Egypt’s wealthiest man, Nassef Sawiris, is planning a significant restructuring of his business empire, with a focus on investing up to $50 billion in United States infrastructure projects.

Sawiris, who also owns English Premier League side Aston Villa, is close to finalizing the breakup of his Dutch-listed chemicals and fertilizer group, OCI Global.

The group has offloaded over $11.6 billion in assets over the past two years, paving the way for a merger with his family’s flagship firm, Orascom Construction.

The newly combined company will be listed in Abu Dhabi, marking a significant geographical and strategic shift for the billionaire. Sawiris explained that the restructured business will prioritize infrastructure opportunities in the US, including data centers and other high-demand sectors.
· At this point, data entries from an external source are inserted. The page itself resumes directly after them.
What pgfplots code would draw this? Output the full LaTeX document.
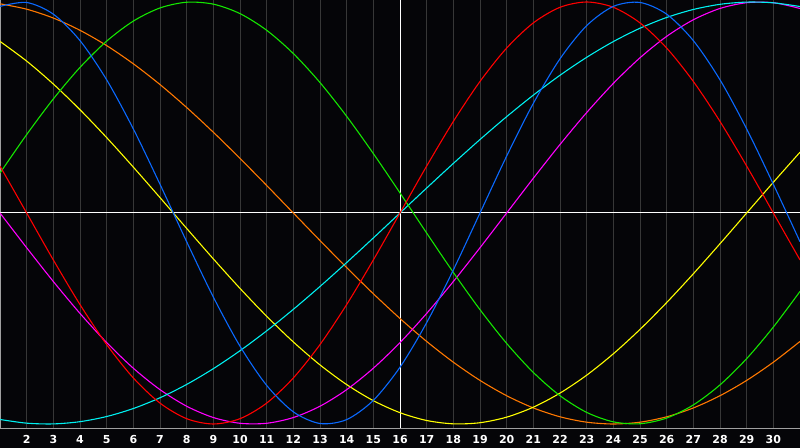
\documentclass[border=0pt]{standalone}
\usepackage{fontspec}
\setmainfont{DejaVu Sans}
\usepackage{pgfplots}
\usepackage{pgfplotstable}
\pgfplotsset{compat=1.18}

\definecolor{bg}{RGB}{5,5,8}
\definecolor{gridc}{RGB}{55,55,55}
\definecolor{framec}{RGB}{160,160,160}
\definecolor{cblue}{RGB}{10,105,255}
\definecolor{cred}{RGB}{255,0,0}
\definecolor{cgreen}{RGB}{20,230,0}
\definecolor{cmag}{RGB}{255,0,255}
\definecolor{cyel}{RGB}{255,255,0}
\definecolor{corange}{RGB}{255,120,0}
\definecolor{ccyan}{RGB}{0,240,240}

% day  23d  28d  33d  38d  43d  48d  53d
\pgfplotstableread{
x  blue    red     green   magenta yellow  orange  cyan
1  0.9791  0.2225  0.1893  0.0000  0.8133  0.9914 -0.9786
2  0.9977  0.0000  0.3717 -0.1646  0.7199  0.9659 -0.9961
3  0.9423 -0.2225  0.5406 -0.3247  0.6112  0.9239 -0.9996
4  0.8170 -0.4339  0.6901 -0.4759  0.4894  0.8660 -0.9890
5  0.6311 -0.6235  0.8146 -0.6142  0.3573  0.7934 -0.9646
6  0.3984 -0.7818  0.9096 -0.7357  0.2174  0.7071 -0.9267
7  0.1362 -0.9010  0.9718 -0.8372  0.0730  0.6088 -0.8757
8 -0.1362 -0.9749  0.9989 -0.9158 -0.0730  0.5000 -0.8125
9 -0.3984 -1.0000  0.9898 -0.9694 -0.2174  0.3827 -0.7378
10 -0.6311 -0.9749  0.9450 -0.9966 -0.3573  0.2588 -0.6528
11 -0.8170 -0.9010  0.8660 -0.9966 -0.4894  0.1305 -0.5586
12 -0.9423 -0.7818  0.7557 -0.9694 -0.6112  0.0000 -0.4566
13 -0.9977 -0.6235  0.6182 -0.9158 -0.7199 -0.1305 -0.3482
14 -0.9791 -0.4339  0.4582 -0.8372 -0.8133 -0.2588 -0.2349
15 -0.8879 -0.2225  0.2817 -0.7357 -0.8894 -0.3827 -0.1183
16 -0.7308  0.0000  0.0951 -0.6142 -0.9464 -0.5000  0.0000
17 -0.5196  0.2225 -0.0951 -0.4759 -0.9834 -0.6088  0.1183
18 -0.2698  0.4339 -0.2817 -0.3247 -0.9993 -0.7071  0.2349
19  0.0000  0.6235 -0.4582 -0.1646 -0.9940 -0.7934  0.3482
20  0.2698  0.7818 -0.6182  0.0000 -0.9675 -0.8660  0.4566
21  0.5196  0.9010 -0.7557  0.1646 -0.9203 -0.9239  0.5586
22  0.7308  0.9749 -0.8660  0.3247 -0.8536 -0.9659  0.6528
23  0.8879  1.0000 -0.9450  0.4759 -0.7687 -0.9914  0.7378
24  0.9791  0.9749 -0.9898  0.6142 -0.6673 -1.0000  0.8125
25  0.9977  0.9010 -0.9989  0.7357 -0.5517 -0.9914  0.8757
26  0.9423  0.7818 -0.9718  0.8372 -0.4244 -0.9659  0.9267
27  0.8170  0.6235 -0.9096  0.9158 -0.2881 -0.9239  0.9646
28  0.6311  0.4339 -0.8146  0.9694 -0.1456 -0.8660  0.9890
29  0.3984  0.2225 -0.6901  0.9966  0.0000 -0.7934  0.9996
30  0.1362  0.0000 -0.5406  0.9966  0.1456 -0.7071  0.9961
31 -0.1362 -0.2225 -0.3717  0.9694  0.2881 -0.6088  0.9786
}\biodata

\begin{document}
\begin{tikzpicture}
  \fill[bg] (0,-20bp) rectangle (800bp,428bp);
  \begin{axis}[
      at={(0,0)}, anchor=south west,
      scale only axis,
      width=800bp, height=428bp,
      xmin=1, xmax=31,
      ymin=-1.019, ymax=1.0095,
      axis background/.style={fill=bg},
      axis line style={framec, line width=1bp},
      xtick={2,3,4,5,6,7,8,9,10,11,12,13,14,15,17,18,19,20,21,22,23,24,25,26,27,28,29,30},
      ytick=\empty,
      major tick length=0pt,
      xmajorgrids=true,
      major grid style={gridc, line width=1bp},
      extra x ticks={16},
      extra x tick style={major grid style={white, line width=1bp}},
      extra y ticks={0},
      extra y tick labels={},
      extra y tick style={grid=major, major grid style={white, line width=1bp}},
      xticklabel style={text=white, font=\bfseries\fontsize{11bp}{11bp}\selectfont,
        anchor=base, inner sep=0pt, yshift=-15bp},
      /pgf/number format/assume math mode=true,
      every axis plot/.append style={line width=1.1bp, smooth, mark=none},
    ]
    \addplot[corange] table[x=x, y=orange] {\biodata};
    \addplot[cyel]    table[x=x, y=yellow] {\biodata};
    \addplot[cmag]    table[x=x, y=magenta] {\biodata};
    \addplot[ccyan]   table[x=x, y=cyan] {\biodata};
    \addplot[cgreen]  table[x=x, y=green] {\biodata};
    \addplot[cred]    table[x=x, y=red] {\biodata};
    \addplot[cblue]   table[x=x, y=blue] {\biodata};
  \end{axis}
  \pgfresetboundingbox
  \useasboundingbox (0,-20bp) rectangle (800bp,428bp);
\end{tikzpicture}
\end{document}
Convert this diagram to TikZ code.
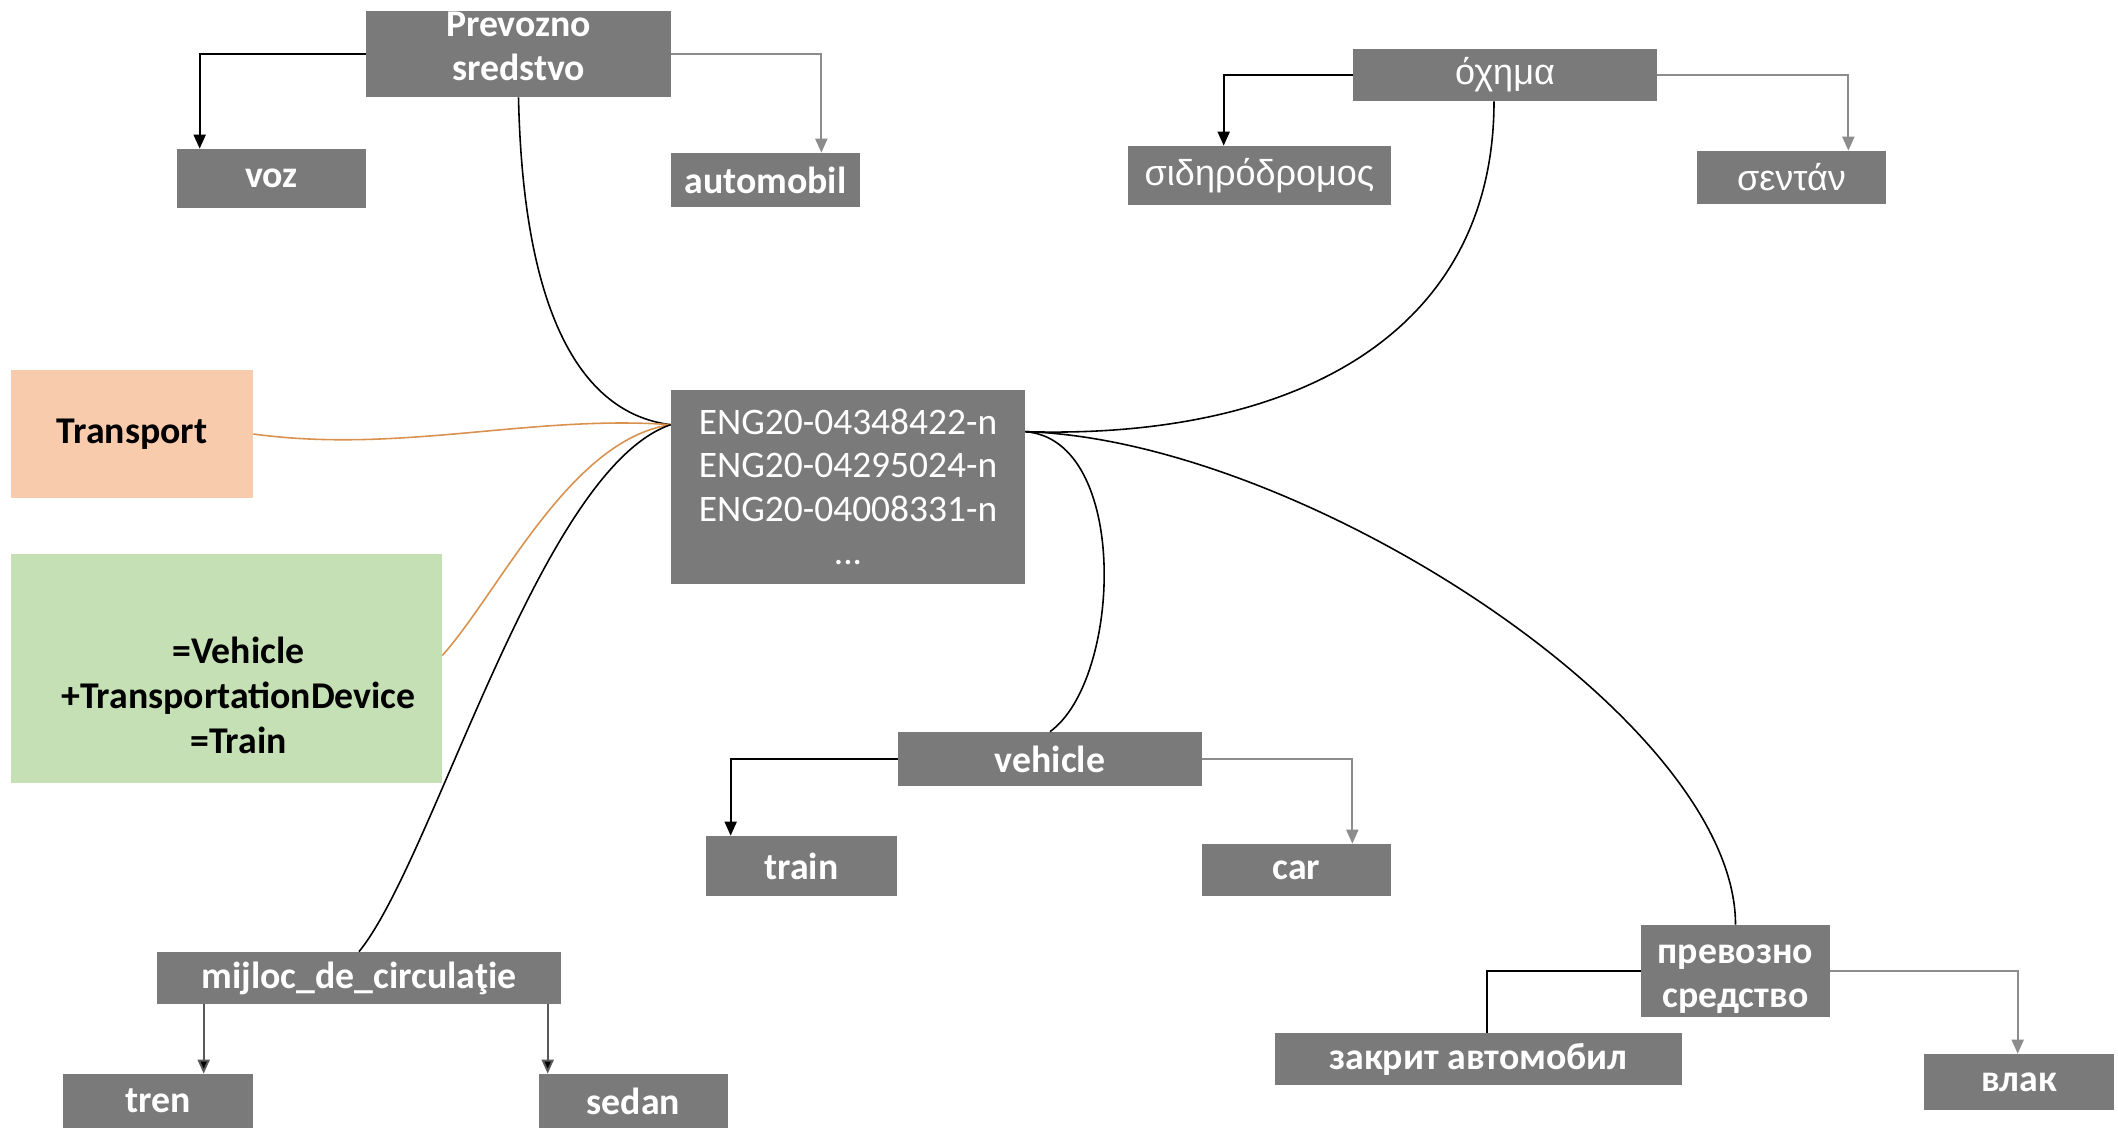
\documentclass[tikz,border=0pt]{standalone}
\usepackage{fontspec}
\setmainfont{Carlito}
\newfontfamily\greekfont{Liberation Sans}
\usetikzlibrary{arrows.meta,calc}
\definecolor{boxgray}{HTML}{7A7A7A}
\definecolor{linkgray}{HTML}{8C8C8C}
\definecolor{peach}{HTML}{F8CBAD}
\definecolor{sage}{HTML}{C5E0B4}
\definecolor{wire}{HTML}{D9914E}
\begin{document}
\begin{tikzpicture}[x=0.02cm,y=-0.02cm,
  term/.style={fill=boxgray,text=white,font=\bfseries\fontsize{21.5}{25}\selectfont,
    inner sep=0pt,align=center},
  gterm/.style={term,font=\greekfont\fontsize{20.5}{25}\selectfont},
  tag/.style={inner sep=0pt,align=center,text=black,font=\bfseries\fontsize{21.5}{25.5}\selectfont},
  tip/.style={-{Triangle[length=0.28cm,width=0.24cm]}},
  hyper/.style={line width=1.1pt,black},
  hypo/.style={line width=1.1pt,linkgray},
  link/.style={line width=0.9pt,black},
  wlink/.style={line width=0.9pt,wire}]
\useasboundingbox (0,0) rectangle (2118,1135);

% synset node
\node[term,font=\fontsize{21.3}{24.8}\selectfont,minimum width=7.08cm,minimum height=3.88cm]
  (eng) at (848,487) {ENG20-04348422-n\\ENG20-04295024-n\\ENG20-04008331-n\\...};

% ontology labels
\node[tag,fill=peach,minimum width=4.84cm,minimum height=2.56cm] (transport) at (132,434) {Transport};
\node[tag,fill=sage,minimum width=8.62cm,minimum height=4.58cm] (onto) at (226.5,668.5)
  {\hspace*{0.48cm}\begin{tabular}{@{}c@{}}\rule{0pt}{53pt}=Vehicle\\+TransportationDevice\\=Train\end{tabular}};

% Serbian
\node[term,minimum width=6.1cm,minimum height=1.72cm] (pre) at (518.5,54) {Prevozno\\sredstvo\rule[-9pt]{0pt}{0pt}};
\node[term,minimum width=3.78cm,minimum height=1.18cm] (voz) at (271.5,178.5) {voz};
\node[term,minimum width=3.78cm,minimum height=1.08cm] (auto) at (765.5,180) {automobil};

% Greek
\node[gterm,minimum width=6.08cm,minimum height=1.04cm] (ochima) at (1505,75) {όχημα};
\node[gterm,minimum width=5.26cm,minimum height=1.18cm] (sid) at (1259.5,175.5) {σιδηρόδρομος};
\node[gterm,minimum width=3.78cm,minimum height=1.06cm] (sentan) at (1791.5,177.5) {σεντάν};

% English
\node[term,minimum width=6.08cm,minimum height=1.08cm] (vehicle) at (1050,759) {vehicle};
\node[term,minimum width=3.82cm,minimum height=1.2cm] (train) at (801.5,866) {train};
\node[term,minimum width=3.78cm,minimum height=1.04cm] (car) at (1296.5,870) {car};

% Romanian
\node[term,minimum width=8.08cm,minimum height=1.04cm] (mijloc) at (359,978) {mijloc\_de\_circulaţie};
\node[term,minimum width=3.8cm,minimum height=1.08cm] (tren) at (158,1101) {tren};
\node[term,minimum width=3.78cm,minimum height=1.08cm] (sedan) at (633.5,1101) {sedan};

% Bulgarian
\node[term,minimum width=3.78cm,minimum height=1.84cm] (prevoz) at (1735.5,971) {\rule{0pt}{20pt}превозно\\средство};
\node[term,minimum width=8.14cm,minimum height=1.04cm] (zakrit) at (1478.5,1059) {закрит автомобил};
\node[term,minimum width=3.8cm,minimum height=1.12cm] (vlak) at (2019,1082) {влак};

% attachment points on the synset box
\coordinate (engL) at ($(eng.north west)+(0,35)$);
\coordinate (engR) at ($(eng.north east)+(0,42)$);
\coordinate (ochimaB) at ($(ochima.south)+(-11,0)$);
\coordinate (ontoR) at ($(onto.east)+(0,-13)$);

% hyponym trees
\draw[hyper,tip] (pre.west) -| ($(voz.north west)+(23,0)$);
\draw[hypo,tip] (pre.east) -| ($(auto.north east)+(-39,0)$);
\draw[hyper,tip] (ochima.west) -| ($(sid.north west)+(96,0)$);
\draw[hypo,tip] (ochima.east) -| ($(sentan.north east)+(-38,0)$);
\draw[hyper,tip] (vehicle.west) -| ($(train.north west)+(25,0)$);
\draw[hypo,tip] (vehicle.east) -| ($(car.north east)+(-39,0)$);
\coordinate (mA) at ($(mijloc.south west)+(47,0)$);
\coordinate (mB) at ($(mijloc.south west)+(391,0)$);
\draw[line width=1.1pt,black!65,-{Triangle[length=0.28cm,width=0.24cm,fill=black]}] (mA) -- (mA |- tren.north);
\draw[line width=1.1pt,black!65,-{Triangle[length=0.28cm,width=0.24cm,fill=black]}] (mB) -- (mB |- sedan.north);
\draw[hyper] (prevoz.west) -| ($(zakrit.north west)+(212,0)$);
\draw[hypo,tip] (prevoz.east) -| ($(vlak.north west)+(94,0)$);

% links to the synset
\draw[link] (pre.south) .. controls +(5,233) and +(-81,-10) .. (engL);
\draw[wlink] (transport.east) .. controls +(147,20) and +(-141,-10) .. (engL);
\draw[wlink] (ontoR) .. controls +(58,-65) and +(-101,15) .. (engL);
\draw[link] (mijloc.north) .. controls +(75,-92) and +(-131,45) .. (engL);
\draw[link] (engR) .. controls +(275,8) and +(0,229) .. (ochimaB);
\draw[link] (engR) .. controls +(105,8) and +(72,-52) .. (vehicle.north);
\draw[link] (engR) .. controls +(275,8) and +(0,-205) .. (prevoz.north);
\end{tikzpicture}
\end{document}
“We want to focus the next stage of our business on the area we see the biggest opportunity, which is infrastructure,” Sawiris told the Financial Times.

Orascom plans to invest both its own capital and funds from partners through equity and credit structures, leveraging its long track record in construction and project management. With over $1 billion in cash and proceeds from recent divestments, the company is positioned to benefit from Washington’s renewed infrastructure spending push.

Sawiris noted that construction-led companies like France’s Vinci and Spain’s Ferrovial consistently outperform private equity-backed rivals that rely heavily on financial modeling.

Orascom already has a foothold in the US through its subsidiary Weitz, acquired in 2012, which has delivered projects ranging from data centers to airport terminals and university housing. Sawiris’ consolidation and US-focused strategy underscores his bet that infrastructure will deliver long-term growth.

Between Orascom’s listing in 1999 and the end of 2024, Orascom and OCI generated a combined internal rate of return of over 39% and distributed over $22 billion in dividends, according to a KPMG audit.